**Given material:**

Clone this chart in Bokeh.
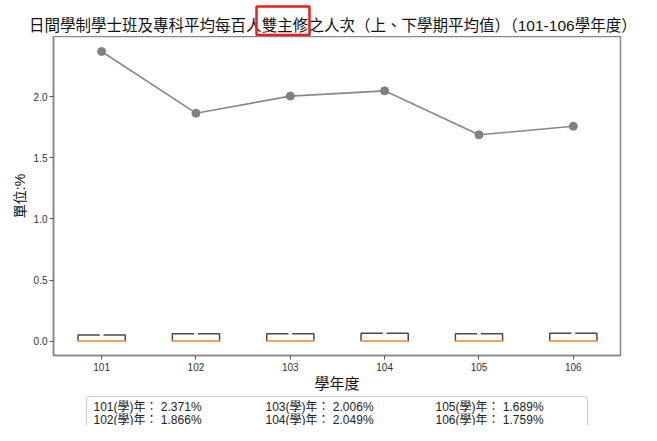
from bokeh.plotting import figure
from bokeh.layouts import column
from bokeh.models import Range1d, FixedTicker, PrintfTickFormatter, BoxAnnotation
from bokeh.core.properties import value
from bokeh.embed import file_html
from bokeh.resources import INLINE

years = [101, 102, 103, 104, 105, 106]
values = [2.371, 1.866, 2.006, 2.049, 1.689, 1.759]
box_tops = [0.05, 0.06, 0.06, 0.065, 0.06, 0.065]
title_before = "日間學制學士班及專科平均每百人"
title_mark = "雙主修"
title_after = "之人次（上、下學期平均值）（101-106學年度）"
legend_texts = [f"{y}(學)年： {v:.3f}%" for y, v in zip(years, values)]

FONT = "Liberation Sans, Noto Sans CJK TC"
W = 641
TH, MH, BH = 36, 358, 31


def blank(h):
    f = figure(width=W, height=h, output_backend="svg", toolbar_location=None,
               x_range=Range1d(0, W), y_range=Range1d(0, h),
               x_axis_type=None, y_axis_type=None, frame_align=False,
               min_border_left=0, min_border_right=0, min_border_top=0, min_border_bottom=0)
    f.xgrid.visible = False
    f.ygrid.visible = False
    f.outline_line_color = None
    return f

# ---- title strip
t = blank(TH)
ty = TH - 25
tstyle = dict(text_font=value(FONT), text_font_size="15.5px", text_color="#111111",
              text_baseline="middle")
t.text(x=[261], y=[ty], text=[title_before], text_align="right", **tstyle)
t.text(x=[284.5], y=[ty], text=[title_mark], text_align="center", **tstyle)
t.text(x=[308], y=[ty], text=[title_after], text_align="left", **tstyle)
t.add_layout(BoxAnnotation(left=256, right=309, top=TH - 6, bottom=1.5,
                           fill_alpha=0, line_color="#ee1c1c", line_alpha=1,
                           line_width=2.5))

# ---- main plot
p = figure(width=W, height=MH, output_backend="svg", toolbar_location=None,
           x_range=Range1d(100.49, 106.5), y_range=Range1d(-0.118, 2.494),
           frame_align=False,
           min_border_left=53, min_border_right=21, min_border_top=0, min_border_bottom=36)
p.xgrid.visible = False
p.ygrid.visible = False
p.outline_line_color = "#888888"
p.outline_line_width = 1.5

half = 0.25
lefts = [y - half for y in years]
rights = [y + half for y in years]
p.quad(left=lefts, right=rights, bottom=[0] * 6, top=box_tops,
       fill_color="white", line_color="#4a4a4a", line_width=1.5)
p.segment(x0=[y - 0.02 for y in years], x1=[y + 0.02 for y in years],
          y0=box_tops, y1=box_tops, line_color="white", line_width=2)
p.segment(x0=lefts, x1=rights, y0=[0] * 6, y1=[0] * 6, line_color="#f7a256", line_width=2)

p.line(years, values, line_color="#888888", line_width=1.6)
p.scatter(years, values, size=8, fill_color="#808080", line_color="#808080")

for ax in (p.xaxis[0], p.yaxis[0]):
    ax.axis_line_color = "#888888"
    ax.axis_line_width = 1.5
    ax.major_tick_line_color = "#555555"
    ax.major_tick_out = 4
    ax.major_tick_in = 0
    ax.minor_tick_line_color = None
    ax.major_label_text_font = FONT
    ax.major_label_text_font_size = "10px"
    ax.major_label_text_color = "#333333"
    ax.axis_label_text_font = FONT
    ax.axis_label_text_font_style = "normal"
    ax.axis_label_text_color = "#111111"

p.xaxis.axis_label_text_font_size = "15px"
p.yaxis.axis_label_text_font_size = "14px"
p.xaxis.ticker = FixedTicker(ticks=years)
p.yaxis.ticker = FixedTicker(ticks=[0.0, 0.5, 1.0, 1.5, 2.0])
p.yaxis.formatter = PrintfTickFormatter(format="%.1f")
p.xaxis.axis_label = "學年度"
p.yaxis.axis_label = "單位:%"
p.xaxis.axis_label_standoff = 1
p.yaxis.axis_label_standoff = 3
p.xaxis.major_label_standoff = 3
p.yaxis.major_label_standoff = 2

# ---- value table
b = blank(BH)
b.add_layout(BoxAnnotation(left=86, right=587, top=BH - 2, bottom=-10,
                           fill_alpha=0, line_color="#c8c8c8", line_alpha=1,
                           line_width=1, border_radius=3))
cols = [93, 265, 435]
rows = [BH - 12, BH - 25]
b.text(x=[cols[i // 2] for i in range(6)], y=[rows[i % 2] for i in range(6)],
       text=legend_texts, text_font=value(FONT), text_font_size="12px",
       text_color="#222222", text_align="left", text_baseline="middle")

layout = column(t, p, b, spacing=0)
open("out.html", "w").write(file_html(layout, INLINE))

**Problem to solve:** Reproduce the data above word for word from its first line through the line that holds "line_width=2.5))", both ends included; skip pictures.

**Solution for this task:**
Clone this chart in Bokeh.
from bokeh.plotting import figure
from bokeh.layouts import column
from bokeh.models import Range1d, FixedTicker, PrintfTickFormatter, BoxAnnotation
from bokeh.core.properties import value
from bokeh.embed import file_html
from bokeh.resources import INLINE

years = [101, 102, 103, 104, 105, 106]
values = [2.371, 1.866, 2.006, 2.049, 1.689, 1.759]
box_tops = [0.05, 0.06, 0.06, 0.065, 0.06, 0.065]
title_before = "日間學制學士班及專科平均每百人"
title_mark = "雙主修"
title_after = "之人次（上、下學期平均值）（101-106學年度）"
legend_texts = [f"{y}(學)年： {v:.3f}%" for y, v in zip(years, values)]

FONT = "Liberation Sans, Noto Sans CJK TC"
W = 641
TH, MH, BH = 36, 358, 31


def blank(h):
    f = figure(width=W, height=h, output_backend="svg", toolbar_location=None,
               x_range=Range1d(0, W), y_range=Range1d(0, h),
               x_axis_type=None, y_axis_type=None, frame_align=False,
               min_border_left=0, min_border_right=0, min_border_top=0, min_border_bottom=0)
    f.xgrid.visible = False
    f.ygrid.visible = False
    f.outline_line_color = None
    return f

# ---- title strip
t = blank(TH)
ty = TH - 25
tstyle = dict(text_font=value(FONT), text_font_size="15.5px", text_color="#111111",
              text_baseline="middle")
t.text(x=[261], y=[ty], text=[title_before], text_align="right", **tstyle)
t.text(x=[284.5], y=[ty], text=[title_mark], text_align="center", **tstyle)
t.text(x=[308], y=[ty], text=[title_after], text_align="left", **tstyle)
t.add_layout(BoxAnnotation(left=256, right=309, top=TH - 6, bottom=1.5,
                           fill_alpha=0, line_color="#ee1c1c", line_alpha=1,
                           line_width=2.5))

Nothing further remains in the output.